雪裡梅花只一枝
『正法眼蔵』の大部分は「読む」というよりは「登攀する」という感覚に近く、雲間から一瞬見える絶景を撮ってはこうして見ていただいているわけですが、たまに穏やかな日が差して高山植物の咲く平らな場所に来たりすることもあります。たとえば第六十四・優曇華(うどんげ)に引かれる師・如浄の偈(詩のこと)なんかがその一つです。
瞿曇打失眼睛時 瞿曇、眼睛を打失する時
雪裡梅花只一枝 雪裡の梅花ただ一枝
而今到処成荊棘 而今、到処に荊棘を成す
却笑春風繚乱吹 却って笑ふ、春風繚乱として吹くを
「瞿曇(くどん)」はブッダの俗姓ゴータマの音写。

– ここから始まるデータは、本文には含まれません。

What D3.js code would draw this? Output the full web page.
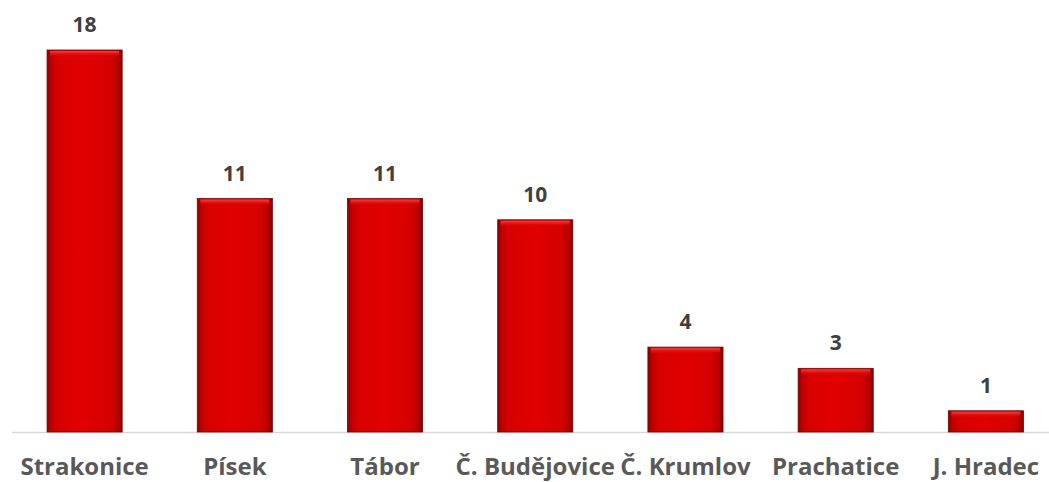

ずいぶん差がありますけど。「打失」の打は動詞につける接頭語みたいなもので特に意味なし。眼睛は眼と睛(ひとみ)で、要するに眼のこと。「打失眼睛」は、ふつうに視力が衰えた–––ブッダは長寿だったので晩年は目が不自由だったと推測–––ということかもしれないし、もしかするとそれ以上の意味があるかもしれない。なんせ仏の眼なので、その可能性も考えられる。
「打失眼睛時」に、雪中に梅花がただ一枝あったのです。「雪裡」は "in the snow" です。それは、白く霞む視界のなかに梅樹だけが一枝見えたということか(晩年のモネみたいに)、見えないけど梅の香がして、あるとわかったのか。